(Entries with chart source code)
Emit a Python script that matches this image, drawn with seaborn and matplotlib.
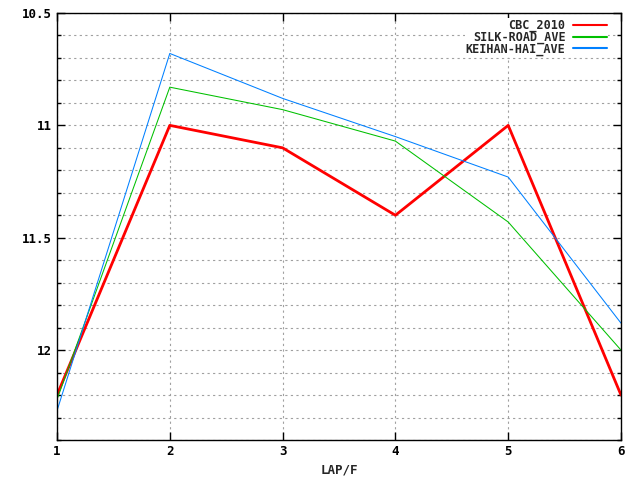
import matplotlib
matplotlib.use("Agg")
import matplotlib.pyplot as plt
import seaborn as sns
import pandas as pd
from matplotlib.ticker import MultipleLocator, FormatStrFormatter

laps = [1, 2, 3, 4, 5, 6]
cbc_2010 = [12.20, 11.00, 11.10, 11.40, 11.00, 12.20]
silk_road_ave = [12.22, 10.83, 10.93, 11.07, 11.43, 12.00]
keihan_hai_ave = [12.27, 10.68, 10.88, 11.05, 11.23, 11.88]
series_names = ["CBC_2010", "SILK-ROAD_AVE", "KEIHAN-HAI_AVE"]

df = pd.concat([
    pd.DataFrame({"LAP/F": laps, "time": cbc_2010, "series": series_names[0]}),
    pd.DataFrame({"LAP/F": laps, "time": silk_road_ave, "series": series_names[1]}),
    pd.DataFrame({"LAP/F": laps, "time": keihan_hai_ave, "series": series_names[2]}),
])

sns.set_style("white")
plt.rcParams['font.family'] = ['DejaVu Sans Mono']
plt.rcParams['font.weight'] = 'bold'

fig = plt.figure(figsize=(6.4, 4.8), dpi=100)
ax = fig.add_axes([57/640, 1-440/480, (621-57)/640, (440-13)/480])

palette = {"CBC_2010": "#ff0000", "SILK-ROAD_AVE": "#00c000", "KEIHAN-HAI_AVE": "#0080ff"}
sns.lineplot(data=df, x="LAP/F", y="time", hue="series", palette=palette,
             ax=ax, sort=False, estimator=None)
for line, lw in zip(ax.lines, [2.0, 0.75, 0.75]):
    line.set_linewidth(lw)

ax.set_xlim(1, 6)
ax.set_ylim(12.4, 10.5)
ax.xaxis.set_major_locator(MultipleLocator(1))
ax.yaxis.set_major_locator(MultipleLocator(0.5))
ax.yaxis.set_minor_locator(MultipleLocator(0.1))
ax.yaxis.set_major_formatter(FormatStrFormatter('%g'))
ax.grid(True, which='major', color='#a0a0a0', linestyle=(0, (2, 3)), linewidth=0.8)
ax.grid(True, which='minor', axis='y', color='#a0a0a0', linestyle=(0, (2, 3)), linewidth=0.8)
ax.tick_params(which='both', direction='in', top=True, right=True, left=True, bottom=True,
               labelsize=9, colors='black')
ax.tick_params(which='major', length=6, width=1)
ax.tick_params(which='minor', length=3, width=1)
for s in ax.spines.values():
    s.set_color('black')
    s.set_linewidth(1)
ax.set_xlabel("LAP/F", fontsize=9, fontweight='bold')
ax.set_ylabel("")

handles, labels = ax.get_legend_handles_labels()
leg = ax.legend(handles, labels, loc='upper right', frameon=True, markerfirst=False,
                fontsize=8.5, handlelength=2.9, labelspacing=-0.15,
                bbox_to_anchor=(1 - 13/564, 1 - 5/427), borderaxespad=0.0,
                borderpad=0.1, handletextpad=0.6, fancybox=False)
leg.get_frame().set_facecolor('white')
leg.get_frame().set_edgecolor('none')
leg.get_frame().set_alpha(1.0)
for t in leg.get_texts():
    t.set_ha('right')
    t.set_fontweight('bold')
leg._legend_box.align = "right"

fig.savefig("out.png", dpi=100)
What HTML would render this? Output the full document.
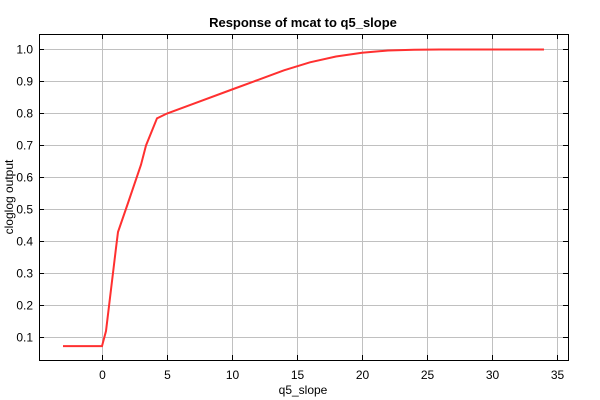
<!DOCTYPE html><html><head><style>body{margin:0;background:#fff}svg{display:block}text{font-family:"Liberation Sans",sans-serif;font-size:12px;fill:#000}</style></head><body>
<svg width="600" height="400" viewBox="0 0 600 400">
<rect width="600" height="400" fill="#fff"/>
<g stroke="#c0c0c0" stroke-width="1">
<line x1="102.5" y1="34" x2="102.5" y2="360"/><line x1="167.5" y1="34" x2="167.5" y2="360"/><line x1="232.5" y1="34" x2="232.5" y2="360"/><line x1="297.5" y1="34" x2="297.5" y2="360"/><line x1="362.5" y1="34" x2="362.5" y2="360"/><line x1="427.5" y1="34" x2="427.5" y2="360"/><line x1="492.5" y1="34" x2="492.5" y2="360"/><line x1="557.5" y1="34" x2="557.5" y2="360"/>
<line x1="39" y1="49.5" x2="568" y2="49.5"/><line x1="39" y1="81.5" x2="568" y2="81.5"/><line x1="39" y1="113.5" x2="568" y2="113.5"/><line x1="39" y1="145.5" x2="568" y2="145.5"/><line x1="39" y1="177.5" x2="568" y2="177.5"/><line x1="39" y1="209.5" x2="568" y2="209.5"/><line x1="39" y1="241.5" x2="568" y2="241.5"/><line x1="39" y1="273.5" x2="568" y2="273.5"/><line x1="39" y1="305.5" x2="568" y2="305.5"/><line x1="39" y1="337.5" x2="568" y2="337.5"/>
</g>
<rect x="39.5" y="34.5" width="529" height="326" fill="none" stroke="#000"/>
<g stroke="#000">
<path d="M102.5 360v-5M167.5 360v-5M232.5 360v-5M297.5 360v-5M362.5 360v-5M427.5 360v-5M492.5 360v-5M557.5 360v-5M102.5 34v5M167.5 34v5M232.5 34v5M297.5 34v5M362.5 34v5M427.5 34v5M492.5 34v5M557.5 34v5"/>
<path d="M39 49.5h5M39 81.5h5M39 113.5h5M39 145.5h5M39 177.5h5M39 209.5h5M39 241.5h5M39 273.5h5M39 305.5h5M39 337.5h5M568 49.5h-5M568 81.5h-5M568 113.5h-5M568 145.5h-5M568 177.5h-5M568 209.5h-5M568 241.5h-5M568 273.5h-5M568 305.5h-5M568 337.5h-5"/>
</g>
<polyline fill="none" stroke="#ff3030" stroke-width="2" points="63,346.1 102,346.1 106,331 111,289.5 116,248 118,232 128,203 141,164.7 146,145.5 157,118.3 167,113.5 193,103.9 232,89.5 258,79.9 284,70.3 310,62.3 336,56.5 362,52.7 388,50.5 414,49.7 440,49.5 544,49.5"/>
<g text-anchor="end"><text x="33" y="53.5">1.0</text><text x="33" y="85.5">0.9</text><text x="33" y="117.5">0.8</text><text x="33" y="149.5">0.7</text><text x="33" y="181.5">0.6</text><text x="33" y="213.5">0.5</text><text x="33" y="245.5">0.4</text><text x="33" y="277.5">0.3</text><text x="33" y="309.5">0.2</text><text x="33" y="341.5">0.1</text></g>
<g text-anchor="middle"><text x="102.5" y="379">0</text><text x="167.5" y="379">5</text><text x="232.5" y="379">10</text><text x="297.5" y="379">15</text><text x="362.5" y="379">20</text><text x="427.5" y="379">25</text><text x="492.5" y="379">30</text><text x="557.5" y="379">35</text>
<text x="303" y="394">q5_slope</text>
<text x="303" y="27" style="font-weight:bold;font-size:13px">Response of mcat to q5_slope</text>
<text transform="translate(13,197) rotate(-90)">cloglog output</text></g>
</svg></body></html>
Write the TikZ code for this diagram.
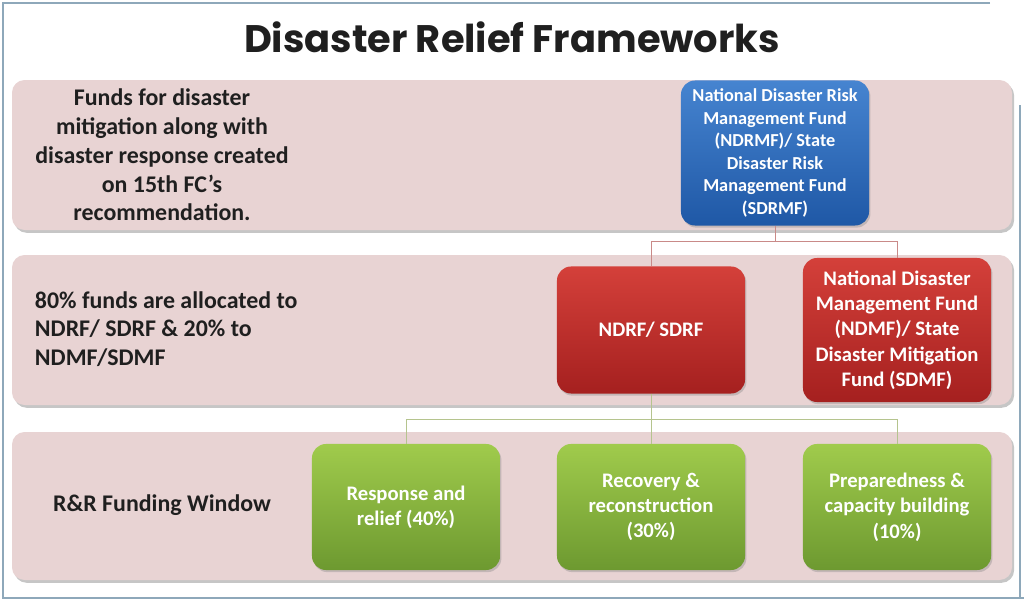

§ Problem
With the pictures left out, restate word for word every line of the data above, from the first down to the line that contains "from matplotlib.ticker import".

§ Answer in full
Emit a Python script that matches this image, drawn with seaborn and matplotlib.
import matplotlib
matplotlib.use("Agg")
import matplotlib.pyplot as plt
import seaborn as sns
import pandas as pd
from matplotlib.ticker import MultipleLocator, FormatStrFormatter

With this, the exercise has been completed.